## [WORK TO BE COMPLETED]
Begin with the first line below and retype each line exactly through the line containing "return (MT + PH - p) / PH". Any pictures are to be left out.

## [SUPPLIED RECORDS]
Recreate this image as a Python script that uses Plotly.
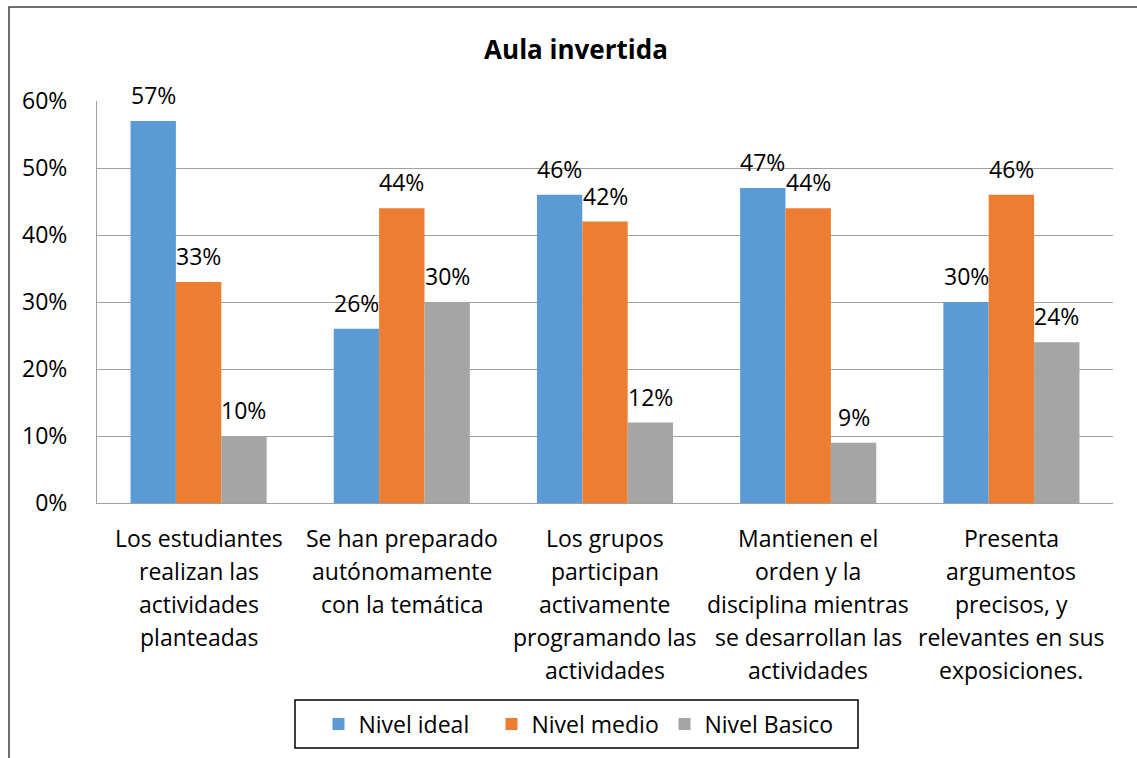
import plotly.graph_objects as go

categories = [
    "Los estudiantes<br>realizan las<br>actividades<br>planteadas",
    "Se han preparado<br>autónomamente<br>con la temática",
    "Los grupos<br>participan<br>activamente<br>programando las<br>actividades",
    "Mantienen el<br>orden y la<br>disciplina mientras<br>se desarrollan las<br>actividades",
    "Presenta<br>argumentos<br>precisos, y<br>relevantes en sus<br>exposiciones.",
]
series_names = ["Nivel ideal", "Nivel medio", "Nivel Basico"]
nivel_ideal = [0.57, 0.26, 0.46, 0.47, 0.30]
nivel_medio = [0.33, 0.44, 0.42, 0.44, 0.46]
nivel_basico = [0.10, 0.30, 0.12, 0.09, 0.24]
colors = ["#5B9BD5", "#ED7D31", "#A5A5A5"]
y_ticks = [0, 0.1, 0.2, 0.3, 0.4, 0.5, 0.6]

FONT = "Open Sans"
W, H = 1137, 758
ML, MT = 97, 101
PW, PH = 1016, 402
MR, MB = W - ML - PW, H - MT - PH
BARGAP = 0.33


def px_x(p):
    return (p - ML) / PW


def px_y(p):
    return (MT + PH - p) / PH


fig = go.Figure()
all_series = [nivel_ideal, nivel_medio, nivel_basico]
nser = len(all_series)
bw = (1 - BARGAP) / nser
for k, (name, vals, c) in enumerate(zip(series_names, all_series, colors)):
    fig.add_trace(go.Bar(
        x=list(range(len(categories))), y=vals, name=name, marker_color=c,
        marker_line_width=0,
    ))
    for i, v in enumerate(vals):
        fig.add_annotation(x=i + (k - (nser - 1) / 2) * bw, xref="x", y=v, yref="y",
                           yanchor="middle", yshift=26, text=f"{round(v*100)}%",
                           showarrow=False,
                           font=dict(family=FONT, size=23, color="black"))

# category labels as multi-line annotations
for i, cat in enumerate(categories):
    for j, line in enumerate(cat.split("<br>")):
        fig.add_annotation(x=i, xref="x", y=0, yref="paper", yanchor="middle",
                           yshift=-35 - 33 * j, text=line, showarrow=False,
                           font=dict(family=FONT, size=23, color="black"))

# outer chart border (left and top edges; the rest lies outside the view)
fig.add_shape(type="path", xref="paper", yref="paper",
              path=f"M {px_x(9)},{px_y(H + 5)} L {px_x(9)},{px_y(7)} L {px_x(W + 5)},{px_y(7)}",
              line=dict(color="#404040", width=1.5), layer="below")
# legend box
fig.add_shape(type="rect", xref="paper", yref="paper",
              x0=px_x(295), x1=px_x(858), y0=px_y(748), y1=px_y(700),
              line=dict(color="black", width=1.5), layer="below")

fig.update_layout(
    width=W, height=H,
    margin=dict(l=ML, r=MR, t=MT, b=MB),
    paper_bgcolor="white", plot_bgcolor="white",
    barmode="group", bargap=BARGAP, bargroupgap=0,
    title=dict(text="<b>Aula invertida</b>", x=576 / W, xanchor="center",
               y=1 - 50 / H, yanchor="middle",
               font=dict(family=FONT, size=26, color="black")),
    legend=dict(orientation="h", x=px_x(578), xanchor="center",
                y=px_y(724), yanchor="middle",
                borderwidth=0, bgcolor="rgba(0,0,0,0)",
                font=dict(family=FONT, size=23, color="black"),
                itemwidth=30, entrywidth=128),
    showlegend=True,
)
fig.update_xaxes(range=[-0.5, len(categories) - 0.5], showticklabels=False,
                 showline=True, linecolor="#A0A0A0", linewidth=1, ticks="",
                 showgrid=False, zeroline=False)
fig.update_yaxes(range=[0, 0.6], tickvals=y_ticks, tickformat=".0%",
                 showgrid=True, gridcolor="#A0A0A0", gridwidth=1,
                 showline=True, linecolor="#A0A0A0", linewidth=1,
                 zeroline=False, ticks="", ticklabelstandoff=24,
                 tickfont=dict(family=FONT, size=23, color="black"))

fig.write_html("out.html", config={"displayModeBar": False},
               post_script="document.body.style.margin='0';document.body.style.overflow='hidden';")
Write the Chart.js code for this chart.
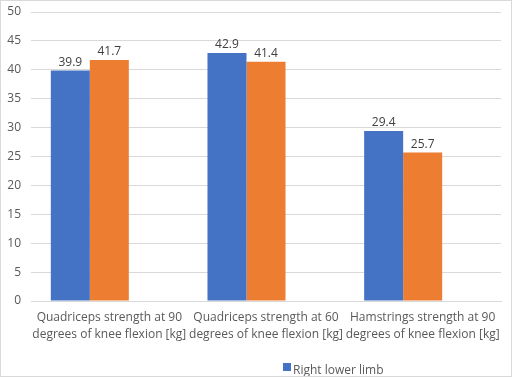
<!DOCTYPE html>
<html>
<head>
<meta charset="utf-8">
<script src="https://cdn.jsdelivr.net/npm/chart.js@4.4.1/dist/chart.umd.min.js"></script>
<style>
  html, body { margin: 0; padding: 0; background: #fff; }
  .wrap { width: 512px; height: 377px; box-sizing: border-box; border: 1px solid #d9d9d9; position: relative; }
</style>
</head>
<body>
<div class="wrap"><canvas id="chart"></canvas></div>
<script>
// values
var categories = [
    ['Quadriceps strength at 90', 'degrees of knee flexion [kg]'],
    ['Quadriceps strength at 60', 'degrees of knee flexion [kg]'],
    ['Hamstrings strength at 90', 'degrees of knee flexion [kg]']
];
var rightLimb = [39.9, 42.9, 29.4];
var leftLimb = [41.7, 41.4, 25.7];
var emptySeries = [null, null, null];
var seriesNames = ['Right lower limb', 'Left lower limb', ''];

var FONT = '"Open Sans", sans-serif';

// value labels above each bar
var barValues = {
    id: 'barValues',
    afterDatasetsDraw: function (chart) {
        var ctx = chart.ctx;
        ctx.save();
        ctx.font = '12px ' + FONT;
        ctx.fillStyle = '#404040';
        ctx.textAlign = 'center';
        ctx.textBaseline = 'bottom';
        chart.data.datasets.forEach(function (ds, i) {
            chart.getDatasetMeta(i).data.forEach(function (bar, j) {
                if (ds.data[j] == null) return;
                ctx.fillText(ds.data[j].toFixed(1), bar.x, bar.y - 2);
            });
        });
        ctx.restore();
    }
};

// the reference legend only shows the first series, off-centre
var bottomKey = {
    id: 'bottomKey',
    afterDraw: function (chart) {
        var ctx = chart.ctx;
        var ds = chart.data.datasets[0];
        ctx.save();
        ctx.fillStyle = ds.backgroundColor;
        ctx.fillRect(282, 362, 8, 8);
        ctx.font = '12px ' + FONT;
        ctx.fillStyle = '#595959';
        ctx.textBaseline = 'alphabetic';
        ctx.fillText(ds.label, 292, 373);
        ctx.restore();
    }
};

var chart = new Chart(document.getElementById('chart'), {
    type: 'bar',
    data: {
        labels: categories,
        datasets: [
            { label: seriesNames[0], data: rightLimb, backgroundColor: '#4472c4' },
            { label: seriesNames[1], data: leftLimb, backgroundColor: '#ed7d31' },
            { label: seriesNames[2], data: emptySeries, backgroundColor: '#a5a5a5' }
        ]
    },
    options: {
        responsive: true,
        maintainAspectRatio: false,
        animation: false,
        layout: { padding: { top: 11, right: 10, bottom: 32, left: 0 } },
        datasets: { bar: { categoryPercentage: 0.747, barPercentage: 1.0 } },
        plugins: {
            legend: { display: false },
            tooltip: { enabled: false }
        },
        scales: {
            x: {
                grid: { display: false },
                border: { color: '#d9d9d9' },
                ticks: {
                    color: '#595959',
                    font: { family: FONT, size: 12, lineHeight: 1.4 },
                    maxRotation: 0,
                    autoSkip: false,
                    padding: 0
                },
                afterFit: function (scale) { scale.height = 43; }
            },
            y: {
                min: 0,
                max: 50,
                ticks: {
                    stepSize: 5,
                    color: '#595959',
                    font: { family: FONT, size: 12 },
                    padding: 10
                },
                grid: { color: '#d9d9d9', drawTicks: false },
                border: { display: false },
                afterFit: function (scale) {
                    scale.width = 30;
                    scale.paddingTop = 0;
                    scale.paddingBottom = 0;
                }
            }
        }
    },
    plugins: [barValues, bottomKey]
});
</script>
</body>
</html>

## [THE COMPLETED TASK]
Recreate this image as a Python script that uses Plotly.
import plotly.graph_objects as go

categories = [
    "Los estudiantes<br>realizan las<br>actividades<br>planteadas",
    "Se han preparado<br>autónomamente<br>con la temática",
    "Los grupos<br>participan<br>activamente<br>programando las<br>actividades",
    "Mantienen el<br>orden y la<br>disciplina mientras<br>se desarrollan las<br>actividades",
    "Presenta<br>argumentos<br>precisos, y<br>relevantes en sus<br>exposiciones.",
]
series_names = ["Nivel ideal", "Nivel medio", "Nivel Basico"]
nivel_ideal = [0.57, 0.26, 0.46, 0.47, 0.30]
nivel_medio = [0.33, 0.44, 0.42, 0.44, 0.46]
nivel_basico = [0.10, 0.30, 0.12, 0.09, 0.24]
colors = ["#5B9BD5", "#ED7D31", "#A5A5A5"]
y_ticks = [0, 0.1, 0.2, 0.3, 0.4, 0.5, 0.6]

FONT = "Open Sans"
W, H = 1137, 758
ML, MT = 97, 101
PW, PH = 1016, 402
MR, MB = W - ML - PW, H - MT - PH
BARGAP = 0.33


def px_x(p):
    return (p - ML) / PW


def px_y(p):
    return (MT + PH - p) / PH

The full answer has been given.